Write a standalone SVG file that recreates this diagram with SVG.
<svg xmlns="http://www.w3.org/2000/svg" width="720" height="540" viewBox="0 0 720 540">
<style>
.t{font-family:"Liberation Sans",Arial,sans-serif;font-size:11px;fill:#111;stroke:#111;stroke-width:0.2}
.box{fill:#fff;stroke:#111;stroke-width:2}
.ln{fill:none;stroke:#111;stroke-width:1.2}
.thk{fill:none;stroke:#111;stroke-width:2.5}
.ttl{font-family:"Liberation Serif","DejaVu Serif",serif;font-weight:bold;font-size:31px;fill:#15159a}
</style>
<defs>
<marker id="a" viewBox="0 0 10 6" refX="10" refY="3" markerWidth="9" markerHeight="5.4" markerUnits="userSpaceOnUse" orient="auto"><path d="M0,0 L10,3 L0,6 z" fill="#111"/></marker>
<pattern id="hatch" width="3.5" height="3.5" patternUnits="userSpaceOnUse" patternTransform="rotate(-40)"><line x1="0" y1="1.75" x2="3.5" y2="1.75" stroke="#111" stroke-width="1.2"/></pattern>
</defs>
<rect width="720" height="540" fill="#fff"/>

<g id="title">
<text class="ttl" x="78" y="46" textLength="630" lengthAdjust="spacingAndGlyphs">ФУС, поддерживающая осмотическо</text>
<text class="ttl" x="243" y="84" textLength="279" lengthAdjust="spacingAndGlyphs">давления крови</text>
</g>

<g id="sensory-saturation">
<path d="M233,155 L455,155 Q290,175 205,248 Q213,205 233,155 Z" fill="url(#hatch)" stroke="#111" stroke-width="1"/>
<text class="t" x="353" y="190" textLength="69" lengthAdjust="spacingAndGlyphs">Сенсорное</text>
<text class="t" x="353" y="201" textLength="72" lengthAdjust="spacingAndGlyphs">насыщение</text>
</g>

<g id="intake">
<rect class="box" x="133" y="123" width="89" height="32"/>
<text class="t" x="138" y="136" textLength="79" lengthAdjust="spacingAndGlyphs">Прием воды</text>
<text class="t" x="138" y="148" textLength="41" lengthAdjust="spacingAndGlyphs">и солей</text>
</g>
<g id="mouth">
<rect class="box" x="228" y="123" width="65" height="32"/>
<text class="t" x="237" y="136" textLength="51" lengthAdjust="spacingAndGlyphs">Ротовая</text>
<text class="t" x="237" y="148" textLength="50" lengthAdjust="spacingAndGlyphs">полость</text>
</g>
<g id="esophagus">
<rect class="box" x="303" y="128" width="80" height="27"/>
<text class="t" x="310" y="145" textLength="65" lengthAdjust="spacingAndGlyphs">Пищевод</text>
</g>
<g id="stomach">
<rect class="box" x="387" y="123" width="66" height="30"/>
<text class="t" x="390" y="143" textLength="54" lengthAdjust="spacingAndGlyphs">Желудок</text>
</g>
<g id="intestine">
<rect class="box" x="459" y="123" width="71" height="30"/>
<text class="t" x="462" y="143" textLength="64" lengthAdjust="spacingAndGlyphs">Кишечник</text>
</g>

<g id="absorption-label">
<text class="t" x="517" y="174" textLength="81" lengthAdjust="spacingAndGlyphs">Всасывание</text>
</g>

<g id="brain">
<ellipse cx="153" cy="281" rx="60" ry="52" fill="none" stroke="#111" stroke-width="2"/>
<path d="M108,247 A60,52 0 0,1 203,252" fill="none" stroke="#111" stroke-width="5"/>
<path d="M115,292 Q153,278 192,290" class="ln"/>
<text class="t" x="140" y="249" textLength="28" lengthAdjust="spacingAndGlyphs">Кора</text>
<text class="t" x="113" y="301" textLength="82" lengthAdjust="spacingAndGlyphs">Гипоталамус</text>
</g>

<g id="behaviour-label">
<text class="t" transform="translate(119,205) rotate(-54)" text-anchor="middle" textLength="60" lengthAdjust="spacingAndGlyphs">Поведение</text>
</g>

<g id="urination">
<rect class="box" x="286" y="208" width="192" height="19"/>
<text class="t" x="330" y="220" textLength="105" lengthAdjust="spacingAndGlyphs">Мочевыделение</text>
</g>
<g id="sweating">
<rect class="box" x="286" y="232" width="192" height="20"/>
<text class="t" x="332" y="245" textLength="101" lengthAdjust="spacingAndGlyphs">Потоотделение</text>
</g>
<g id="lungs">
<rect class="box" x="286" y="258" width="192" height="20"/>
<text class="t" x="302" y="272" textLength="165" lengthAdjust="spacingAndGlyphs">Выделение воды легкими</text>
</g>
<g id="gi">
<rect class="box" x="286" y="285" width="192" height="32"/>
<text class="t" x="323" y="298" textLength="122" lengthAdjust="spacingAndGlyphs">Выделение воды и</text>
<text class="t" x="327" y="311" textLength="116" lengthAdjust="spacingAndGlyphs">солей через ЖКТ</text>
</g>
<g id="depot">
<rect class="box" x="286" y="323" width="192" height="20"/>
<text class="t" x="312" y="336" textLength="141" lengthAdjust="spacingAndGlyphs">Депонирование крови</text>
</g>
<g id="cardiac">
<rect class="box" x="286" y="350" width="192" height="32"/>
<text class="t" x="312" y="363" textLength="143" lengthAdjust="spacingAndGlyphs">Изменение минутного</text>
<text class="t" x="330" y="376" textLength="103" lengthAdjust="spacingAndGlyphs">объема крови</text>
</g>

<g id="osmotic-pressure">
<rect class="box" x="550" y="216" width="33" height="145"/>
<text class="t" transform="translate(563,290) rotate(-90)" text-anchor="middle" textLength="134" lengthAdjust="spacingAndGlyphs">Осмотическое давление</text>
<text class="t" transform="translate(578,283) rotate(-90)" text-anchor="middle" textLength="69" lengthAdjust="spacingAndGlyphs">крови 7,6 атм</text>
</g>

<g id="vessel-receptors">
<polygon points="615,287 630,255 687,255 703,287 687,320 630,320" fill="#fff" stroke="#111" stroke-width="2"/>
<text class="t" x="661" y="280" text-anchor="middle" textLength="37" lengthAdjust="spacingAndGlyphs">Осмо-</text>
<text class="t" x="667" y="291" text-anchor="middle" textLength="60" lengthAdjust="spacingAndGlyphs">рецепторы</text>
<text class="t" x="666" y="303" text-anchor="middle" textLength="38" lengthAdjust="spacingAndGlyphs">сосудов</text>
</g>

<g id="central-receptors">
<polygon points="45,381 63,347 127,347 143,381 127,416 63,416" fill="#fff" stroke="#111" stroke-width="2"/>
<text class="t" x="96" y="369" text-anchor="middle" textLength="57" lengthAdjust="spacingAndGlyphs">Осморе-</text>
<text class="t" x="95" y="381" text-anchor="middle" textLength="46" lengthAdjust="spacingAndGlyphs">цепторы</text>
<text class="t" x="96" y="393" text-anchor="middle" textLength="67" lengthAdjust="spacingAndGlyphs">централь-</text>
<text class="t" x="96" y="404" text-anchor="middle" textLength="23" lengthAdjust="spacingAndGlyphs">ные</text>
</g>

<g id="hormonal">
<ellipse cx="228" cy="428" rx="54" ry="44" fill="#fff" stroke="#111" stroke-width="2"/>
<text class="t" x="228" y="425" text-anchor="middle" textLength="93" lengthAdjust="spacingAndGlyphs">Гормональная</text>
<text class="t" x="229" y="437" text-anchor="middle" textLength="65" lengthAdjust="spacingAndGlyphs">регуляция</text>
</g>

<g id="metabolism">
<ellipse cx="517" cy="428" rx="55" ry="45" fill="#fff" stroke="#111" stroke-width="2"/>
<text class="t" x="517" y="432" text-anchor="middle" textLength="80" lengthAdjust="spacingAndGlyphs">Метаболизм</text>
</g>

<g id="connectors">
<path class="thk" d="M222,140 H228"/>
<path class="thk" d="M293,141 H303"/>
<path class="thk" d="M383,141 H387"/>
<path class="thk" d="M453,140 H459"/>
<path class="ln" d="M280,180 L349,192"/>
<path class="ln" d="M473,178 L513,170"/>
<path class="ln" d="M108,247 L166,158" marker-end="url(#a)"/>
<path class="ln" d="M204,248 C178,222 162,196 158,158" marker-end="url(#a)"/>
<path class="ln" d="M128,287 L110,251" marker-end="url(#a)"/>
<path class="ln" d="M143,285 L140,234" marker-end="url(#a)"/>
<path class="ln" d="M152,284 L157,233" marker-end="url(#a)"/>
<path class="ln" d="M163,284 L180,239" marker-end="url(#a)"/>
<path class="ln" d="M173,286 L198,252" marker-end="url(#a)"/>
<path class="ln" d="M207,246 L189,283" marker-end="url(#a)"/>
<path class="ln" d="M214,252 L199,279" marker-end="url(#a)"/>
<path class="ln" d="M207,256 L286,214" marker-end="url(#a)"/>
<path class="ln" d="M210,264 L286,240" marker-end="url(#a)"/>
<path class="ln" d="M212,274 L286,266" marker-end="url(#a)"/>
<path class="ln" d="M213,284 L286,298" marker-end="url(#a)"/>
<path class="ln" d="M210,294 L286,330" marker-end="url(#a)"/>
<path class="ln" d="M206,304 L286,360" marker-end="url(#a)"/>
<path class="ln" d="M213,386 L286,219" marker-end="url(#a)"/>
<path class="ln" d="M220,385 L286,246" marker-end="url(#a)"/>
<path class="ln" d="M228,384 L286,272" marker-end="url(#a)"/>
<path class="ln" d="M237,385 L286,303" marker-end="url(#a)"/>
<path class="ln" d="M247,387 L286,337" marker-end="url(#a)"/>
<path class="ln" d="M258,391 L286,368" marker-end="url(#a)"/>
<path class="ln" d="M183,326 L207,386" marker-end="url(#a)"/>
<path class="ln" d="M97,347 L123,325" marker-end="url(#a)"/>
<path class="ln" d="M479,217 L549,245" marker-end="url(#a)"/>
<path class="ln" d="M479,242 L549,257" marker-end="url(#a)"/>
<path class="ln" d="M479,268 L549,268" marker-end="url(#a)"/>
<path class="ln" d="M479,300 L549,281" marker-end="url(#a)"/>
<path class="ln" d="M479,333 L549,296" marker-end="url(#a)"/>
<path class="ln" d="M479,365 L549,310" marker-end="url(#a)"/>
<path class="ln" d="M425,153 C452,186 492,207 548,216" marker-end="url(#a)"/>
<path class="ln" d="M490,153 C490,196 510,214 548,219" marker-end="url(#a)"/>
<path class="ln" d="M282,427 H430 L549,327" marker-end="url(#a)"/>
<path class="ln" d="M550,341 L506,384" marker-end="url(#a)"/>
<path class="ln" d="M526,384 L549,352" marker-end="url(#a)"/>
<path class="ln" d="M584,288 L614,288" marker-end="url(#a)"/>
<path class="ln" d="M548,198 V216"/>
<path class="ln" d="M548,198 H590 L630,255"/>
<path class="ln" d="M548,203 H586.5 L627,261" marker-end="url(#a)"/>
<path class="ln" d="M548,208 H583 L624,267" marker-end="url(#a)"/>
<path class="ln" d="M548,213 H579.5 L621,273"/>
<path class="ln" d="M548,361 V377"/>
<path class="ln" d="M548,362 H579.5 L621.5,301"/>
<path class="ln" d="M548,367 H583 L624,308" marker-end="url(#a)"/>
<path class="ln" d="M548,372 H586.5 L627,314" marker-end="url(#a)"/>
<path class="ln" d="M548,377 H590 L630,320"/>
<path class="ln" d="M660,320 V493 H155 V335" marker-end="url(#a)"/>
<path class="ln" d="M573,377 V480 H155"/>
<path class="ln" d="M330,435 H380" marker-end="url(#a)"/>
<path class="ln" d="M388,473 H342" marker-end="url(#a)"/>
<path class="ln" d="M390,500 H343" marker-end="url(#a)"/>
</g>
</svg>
# # # # #
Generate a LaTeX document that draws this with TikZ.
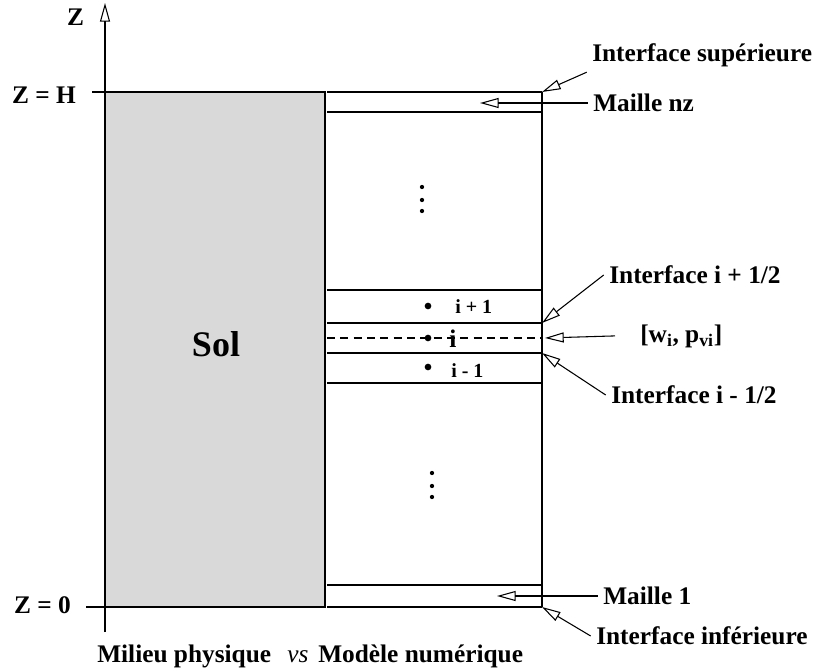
# # # # #
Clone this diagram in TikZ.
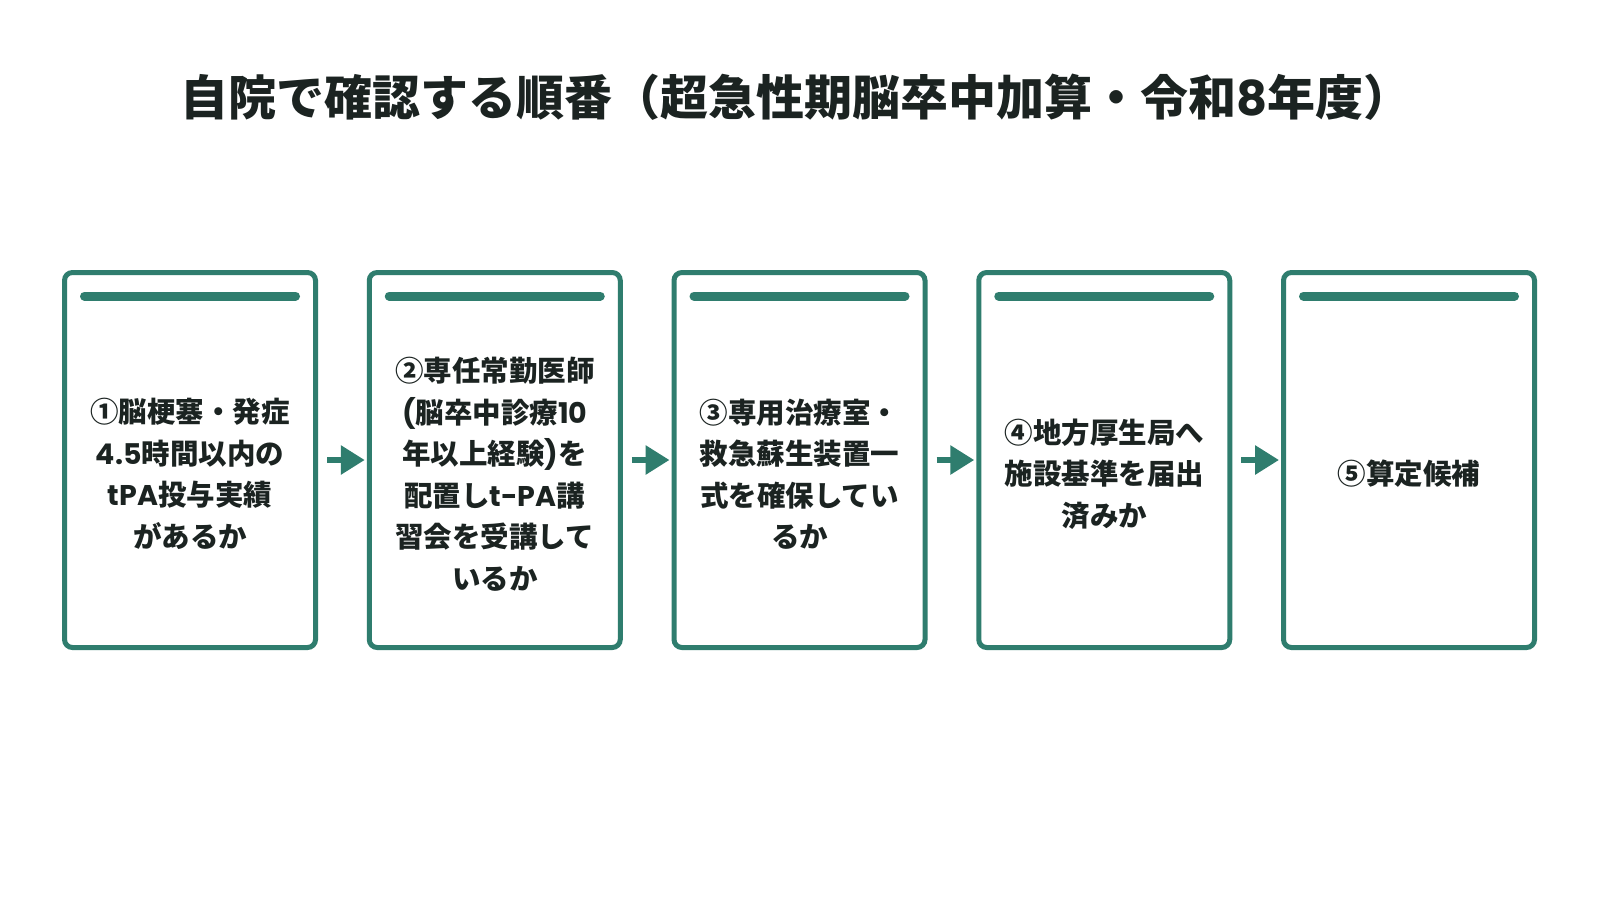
# # # # #
Task instructions
From the records above, copy every line that holds the word "TikZ".

Answer in full
Generate a LaTeX document that draws this with TikZ.
Clone this diagram in TikZ.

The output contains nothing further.